Output each entry that follows exactly. Images stay out.
▼▼▼
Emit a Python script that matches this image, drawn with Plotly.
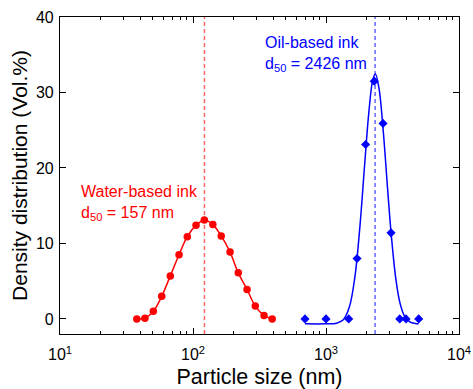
import plotly.graph_objects as go

# Water-based ink (red) measured distribution
water_size = [37.8, 43.5, 50.3, 58.2, 67.5, 78.5, 90.6, 105.4, 121.7, 141, 163, 190, 219, 255, 294, 342, 394]
water_vol = [0.0, 0.1, 1.0, 3.0, 5.7, 8.5, 10.9, 12.4, 13.1, 12.5, 11.0, 8.85, 6.1, 3.9, 1.7, 0.46, 0.0]

# Oil-based ink (blue) measured distribution
oil_size = [695, 1000, 1482, 1711, 1986, 2305, 2683, 3083, 3584, 3996, 4977]
oil_vol = [0.0, 0.0, 0.0, 8.0, 23.1, 31.5, 25.9, 11.4, 0.0, 0.0, 0.0]

# Oil-based ink fitted curve
oil_fit_size = [695, 1000, 1200, 1350, 1500, 1650, 1800, 1950, 2100, 2250, 2350, 2500, 2700, 2900, 3100, 3350, 3600, 3900, 4300, 4700, 4977]
oil_fit_vol = [-0.65, -0.65, -0.57, -0.11, 1.6, 5.6, 12.3, 20.3, 27.4, 31.7, 32.45, 30.6, 24.7, 17.4, 11.0, 5.3, 2.1, 0.35, -0.42, -0.6, -0.65]

# d50 marker lines
water_d50_line = 122
oil_d50_line = 2340

x_ticks = [10, 100, 1000, 10000]
x_tick_text = ["10<sup>1</sup>", "10<sup>2</sup>", "10<sup>3</sup>", "10<sup>4</sup>"]
x_minor = [20, 30, 40, 50, 60, 70, 80, 90, 200, 300, 400, 500, 600, 700, 800, 900,
           2000, 3000, 4000, 5000, 6000, 7000, 8000, 9000]
y_ticks = [0, 10, 20, 30, 40]

RED = "#ff0000"
BLUE = "#0000ff"
FONT = "Liberation Sans, Arial, sans-serif"

fig = go.Figure()

fig.add_trace(go.Scatter(
    x=water_size, y=water_vol, mode="lines+markers",
    line=dict(color=RED, width=1.5, shape="spline"),
    marker=dict(color=RED, size=7.5, symbol="circle"),
    showlegend=False))

fig.add_trace(go.Scatter(
    x=oil_fit_size, y=oil_fit_vol, mode="lines",
    line=dict(color=BLUE, width=1.5, shape="spline"),
    showlegend=False))

fig.add_trace(go.Scatter(
    x=oil_size, y=oil_vol, mode="markers",
    marker=dict(color=BLUE, size=7, symbol="diamond"),
    showlegend=False))

fig.add_shape(type="line", xref="x", yref="paper", x0=water_d50_line, x1=water_d50_line,
              y0=0, y1=1, line=dict(color="rgba(255,0,0,0.6)", width=1.5, dash="4px,3px"))
fig.add_shape(type="line", xref="x", yref="paper", x0=oil_d50_line, x1=oil_d50_line,
              y0=0, y1=1, line=dict(color="rgba(0,0,255,0.6)", width=1.5, dash="4px,3px"))

fig.add_annotation(xref="paper", yref="paper", x=0.047, y=0.413,
                   xanchor="left", yanchor="middle", align="left", showarrow=False,
                   text="Water-based ink<br>d<sub>50</sub> = 157 nm",
                   font=dict(family=FONT, size=16, color=RED))
fig.add_annotation(xref="paper", yref="paper", x=0.508, y=0.883,
                   xanchor="left", yanchor="middle", align="left", showarrow=False,
                   text="Oil-based ink<br>d<sub>50</sub> = 2426 nm",
                   font=dict(family=FONT, size=16, color=BLUE))

axis_common = dict(showline=True, linecolor="black", linewidth=1.2, mirror="ticks",
                   ticks="inside", tickcolor="black", showgrid=False, zeroline=False,
                   automargin=False,
                   tickfont=dict(family=FONT, size=16, color="black"))

fig.update_xaxes(type="log", range=[1, 4], tickvals=x_ticks, ticktext=x_tick_text,
                 ticklen=6, tickwidth=1.2, ticklabelstandoff=6,
                 minor=dict(tickvals=x_minor, ticks="inside", ticklen=3, tickcolor="black", tickwidth=1),
                 title=dict(text="Particle size (nm)", font=dict(family=FONT, size=21.5, color="black"), standoff=8),
                 **axis_common)
fig.update_yaxes(range=[-2, 40], tickvals=y_ticks, ticklen=6, tickwidth=1.2, ticklabelstandoff=2,
                 title=dict(text="Density distribution (Vol.%)", font=dict(family=FONT, size=21, color="black"), standoff=2),
                 **axis_common)

fig.update_layout(width=473, height=389, margin=dict(l=60, r=14, t=17, b=55),
                  plot_bgcolor="white", paper_bgcolor="white",
                  font=dict(family=FONT, color="black"))

fig.write_html("out.html")
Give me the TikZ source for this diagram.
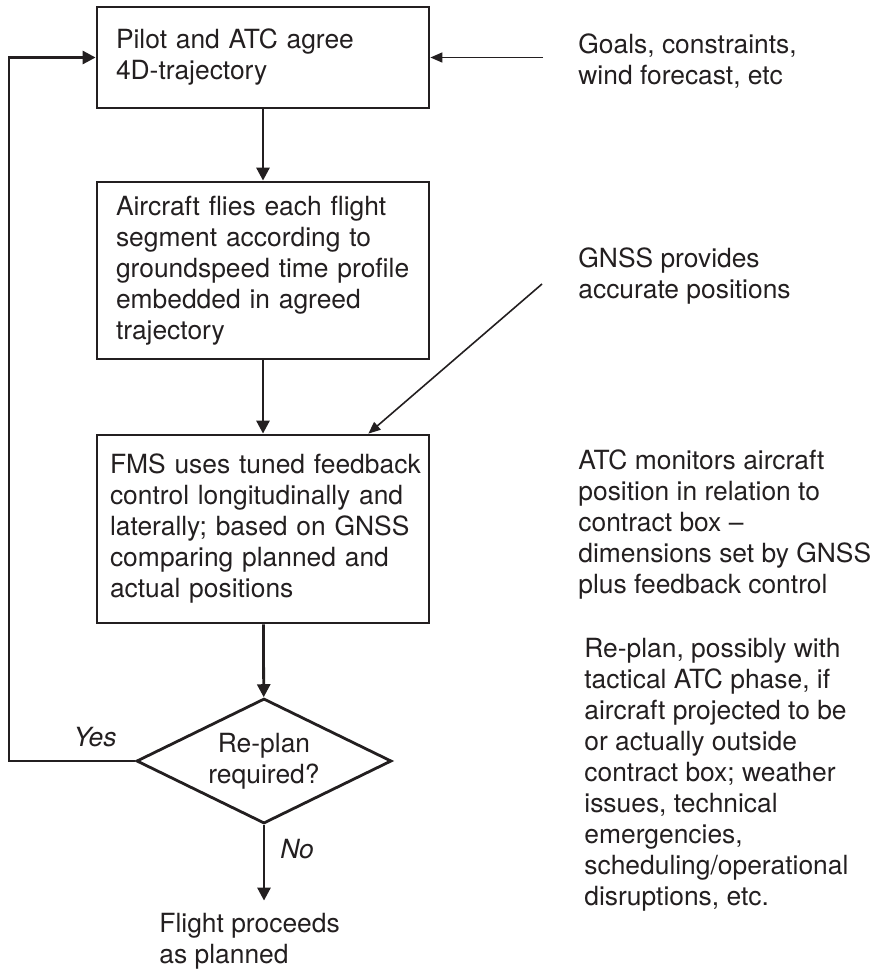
\documentclass[tikz,border=0pt]{standalone}
\usepackage{fontspec}
\setmainfont{TeX Gyre Heros}
\usetikzlibrary{shapes.geometric,arrows.meta}

\definecolor{ink}{RGB}{35,31,32}

\tikzset{
  box/.style={draw, line width=1.4pt, minimum width=166pt, inner sep=0pt, align=left},
  decision/.style={draw, diamond, line width=1.4pt, aspect=2, minimum width=127.5pt,
    minimum height=62.5pt, inner sep=0pt, align=center},
  note/.style={anchor=west, inner sep=0pt, align=left},
  flow/.style={line width=1.4pt, -{Triangle[length=6.5pt,width=6.5pt]}},
  feed/.style={line width=0.8pt, -{Triangle[length=6pt,width=5pt]}},
}

\begin{document}
\begin{tikzpicture}[x=0.5pt, y=-0.5pt, color=ink, font=\fontsize{13.2}{15.5}\selectfont]
\useasboundingbox (0,0) rectangle (877,969);

\node[box, text width=147pt, minimum height=50.5pt] (agree) at (263,57.5)
  {Pilot and ATC agree\\4D-trajectory};
\node[box, text width=147pt, minimum height=88.5pt] (fly) at (263,270.5)
  {Aircraft flies each flight\\segment according to\\groundspeed time profile\\embedded in agreed\\trajectory};
\node[box, text width=153pt, minimum height=94pt] (fms) at (263,529)
  {\mbox{FMS uses tuned feedback}\\control longitudinally and\\laterally; based on GNSS\\comparing planned and\\actual positions};
\node[decision] (replan) at (264,761) {Re-plan\\required?};
\node[note] (done) at (159,941) {Flight proceeds\\as planned};

\node (yes) at (95,737) {\itshape Yes};
\node (no) at (297,849) {\itshape No};

\node[note] (goals) at (578,61) {Goals, constraints,\\wind forecast, etc};
\node[note] (gnss) at (578,276) {GNSS provides\\accurate positions};
\node[note] (monitor) at (578,525) {ATC monitors aircraft\\position in relation to\\contract box --\\dimensions set by GNSS\\plus feedback control};
\node[note] (reason) at (584,775) {Re-plan, possibly with\\tactical ATC phase, if\\aircraft projected to be\\or actually outside\\contract box; weather\\issues, technical\\emergencies,\\scheduling/operational\\disruptions, etc.};

\coordinate (loop) at (9,761);
\coordinate (goalsin) at (543,57.5);
\coordinate (gnssin) at (542,284);

\draw[flow] (agree) -- (fly);
\draw[flow] (fly) -- (fms);
\draw[flow] (fms) -- (replan);
\draw[flow] (replan.west) -- (loop) |- (agree.west);
\draw[flow, shorten >=6pt] (replan.south) -- (replan.south |- done.north);

\draw[feed] (goalsin) -- (agree.east);
\draw[feed] (gnssin) -- ([xshift=-31pt]fms.north east);
\end{tikzpicture}
\end{document}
▲▲▲
Reply to the task »
Emit a Python script that matches this image, drawn with Plotly.
import plotly.graph_objects as go

# Water-based ink (red) measured distribution
water_size = [37.8, 43.5, 50.3, 58.2, 67.5, 78.5, 90.6, 105.4, 121.7, 141, 163, 190, 219, 255, 294, 342, 394]
water_vol = [0.0, 0.1, 1.0, 3.0, 5.7, 8.5, 10.9, 12.4, 13.1, 12.5, 11.0, 8.85, 6.1, 3.9, 1.7, 0.46, 0.0]

# Oil-based ink (blue) measured distribution
oil_size = [695, 1000, 1482, 1711, 1986, 2305, 2683, 3083, 3584, 3996, 4977]
oil_vol = [0.0, 0.0, 0.0, 8.0, 23.1, 31.5, 25.9, 11.4, 0.0, 0.0, 0.0]

# Oil-based ink fitted curve
oil_fit_size = [695, 1000, 1200, 1350, 1500, 1650, 1800, 1950, 2100, 2250, 2350, 2500, 2700, 2900, 3100, 3350, 3600, 3900, 4300, 4700, 4977]
oil_fit_vol = [-0.65, -0.65, -0.57, -0.11, 1.6, 5.6, 12.3, 20.3, 27.4, 31.7, 32.45, 30.6, 24.7, 17.4, 11.0, 5.3, 2.1, 0.35, -0.42, -0.6, -0.65]

# d50 marker lines
water_d50_line = 122
oil_d50_line = 2340

x_ticks = [10, 100, 1000, 10000]
x_tick_text = ["10<sup>1</sup>", "10<sup>2</sup>", "10<sup>3</sup>", "10<sup>4</sup>"]
x_minor = [20, 30, 40, 50, 60, 70, 80, 90, 200, 300, 400, 500, 600, 700, 800, 900,
           2000, 3000, 4000, 5000, 6000, 7000, 8000, 9000]
y_ticks = [0, 10, 20, 30, 40]

RED = "#ff0000"
BLUE = "#0000ff"
FONT = "Liberation Sans, Arial, sans-serif"

fig = go.Figure()

fig.add_trace(go.Scatter(
    x=water_size, y=water_vol, mode="lines+markers",
    line=dict(color=RED, width=1.5, shape="spline"),
    marker=dict(color=RED, size=7.5, symbol="circle"),
    showlegend=False))

fig.add_trace(go.Scatter(
    x=oil_fit_size, y=oil_fit_vol, mode="lines",
    line=dict(color=BLUE, width=1.5, shape="spline"),
    showlegend=False))

fig.add_trace(go.Scatter(
    x=oil_size, y=oil_vol, mode="markers",
    marker=dict(color=BLUE, size=7, symbol="diamond"),
    showlegend=False))

fig.add_shape(type="line", xref="x", yref="paper", x0=water_d50_line, x1=water_d50_line,
              y0=0, y1=1, line=dict(color="rgba(255,0,0,0.6)", width=1.5, dash="4px,3px"))
fig.add_shape(type="line", xref="x", yref="paper", x0=oil_d50_line, x1=oil_d50_line,
              y0=0, y1=1, line=dict(color="rgba(0,0,255,0.6)", width=1.5, dash="4px,3px"))

fig.add_annotation(xref="paper", yref="paper", x=0.047, y=0.413,
                   xanchor="left", yanchor="middle", align="left", showarrow=False,
                   text="Water-based ink<br>d<sub>50</sub> = 157 nm",
                   font=dict(family=FONT, size=16, color=RED))
fig.add_annotation(xref="paper", yref="paper", x=0.508, y=0.883,
                   xanchor="left", yanchor="middle", align="left", showarrow=False,
                   text="Oil-based ink<br>d<sub>50</sub> = 2426 nm",
                   font=dict(family=FONT, size=16, color=BLUE))

axis_common = dict(showline=True, linecolor="black", linewidth=1.2, mirror="ticks",
                   ticks="inside", tickcolor="black", showgrid=False, zeroline=False,
                   automargin=False,
                   tickfont=dict(family=FONT, size=16, color="black"))

fig.update_xaxes(type="log", range=[1, 4], tickvals=x_ticks, ticktext=x_tick_text,
                 ticklen=6, tickwidth=1.2, ticklabelstandoff=6,
                 minor=dict(tickvals=x_minor, ticks="inside", ticklen=3, tickcolor="black", tickwidth=1),
                 title=dict(text="Particle size (nm)", font=dict(family=FONT, size=21.5, color="black"), standoff=8),
                 **axis_common)
fig.update_yaxes(range=[-2, 40], tickvals=y_ticks, ticklen=6, tickwidth=1.2, ticklabelstandoff=2,
                 title=dict(text="Density distribution (Vol.%)", font=dict(family=FONT, size=21, color="black"), standoff=2),
                 **axis_common)

fig.update_layout(width=473, height=389, margin=dict(l=60, r=14, t=17, b=55),
                  plot_bgcolor="white", paper_bgcolor="white",
                  font=dict(family=FONT, color="black"))

fig.write_html("out.html")
Give me the TikZ source for this diagram.
\documentclass[tikz,border=0pt]{standalone}
\usepackage{fontspec}
\setmainfont{TeX Gyre Heros}
\usetikzlibrary{shapes.geometric,arrows.meta}

\definecolor{ink}{RGB}{35,31,32}

\tikzset{
  box/.style={draw, line width=1.4pt, minimum width=166pt, inner sep=0pt, align=left},
  decision/.style={draw, diamond, line width=1.4pt, aspect=2, minimum width=127.5pt,
    minimum height=62.5pt, inner sep=0pt, align=center},
  note/.style={anchor=west, inner sep=0pt, align=left},
  flow/.style={line width=1.4pt, -{Triangle[length=6.5pt,width=6.5pt]}},
  feed/.style={line width=0.8pt, -{Triangle[length=6pt,width=5pt]}},
}

\begin{document}
\begin{tikzpicture}[x=0.5pt, y=-0.5pt, color=ink, font=\fontsize{13.2}{15.5}\selectfont]
\useasboundingbox (0,0) rectangle (877,969);

\node[box, text width=147pt, minimum height=50.5pt] (agree) at (263,57.5)
  {Pilot and ATC agree\\4D-trajectory};
\node[box, text width=147pt, minimum height=88.5pt] (fly) at (263,270.5)
  {Aircraft flies each flight\\segment according to\\groundspeed time profile\\embedded in agreed\\trajectory};
\node[box, text width=153pt, minimum height=94pt] (fms) at (263,529)
  {\mbox{FMS uses tuned feedback}\\control longitudinally and\\laterally; based on GNSS\\comparing planned and\\actual positions};
\node[decision] (replan) at (264,761) {Re-plan\\required?};
\node[note] (done) at (159,941) {Flight proceeds\\as planned};

\node (yes) at (95,737) {\itshape Yes};
\node (no) at (297,849) {\itshape No};

\node[note] (goals) at (578,61) {Goals, constraints,\\wind forecast, etc};
\node[note] (gnss) at (578,276) {GNSS provides\\accurate positions};
\node[note] (monitor) at (578,525) {ATC monitors aircraft\\position in relation to\\contract box --\\dimensions set by GNSS\\plus feedback control};
\node[note] (reason) at (584,775) {Re-plan, possibly with\\tactical ATC phase, if\\aircraft projected to be\\or actually outside\\contract box; weather\\issues, technical\\emergencies,\\scheduling/operational\\disruptions, etc.};

\coordinate (loop) at (9,761);
\coordinate (goalsin) at (543,57.5);
\coordinate (gnssin) at (542,284);

\draw[flow] (agree) -- (fly);
\draw[flow] (fly) -- (fms);
\draw[flow] (fms) -- (replan);
\draw[flow] (replan.west) -- (loop) |- (agree.west);
\draw[flow, shorten >=6pt] (replan.south) -- (replan.south |- done.north);

\draw[feed] (goalsin) -- (agree.east);
\draw[feed] (gnssin) -- ([xshift=-31pt]fms.north east);
\end{tikzpicture}
\end{document}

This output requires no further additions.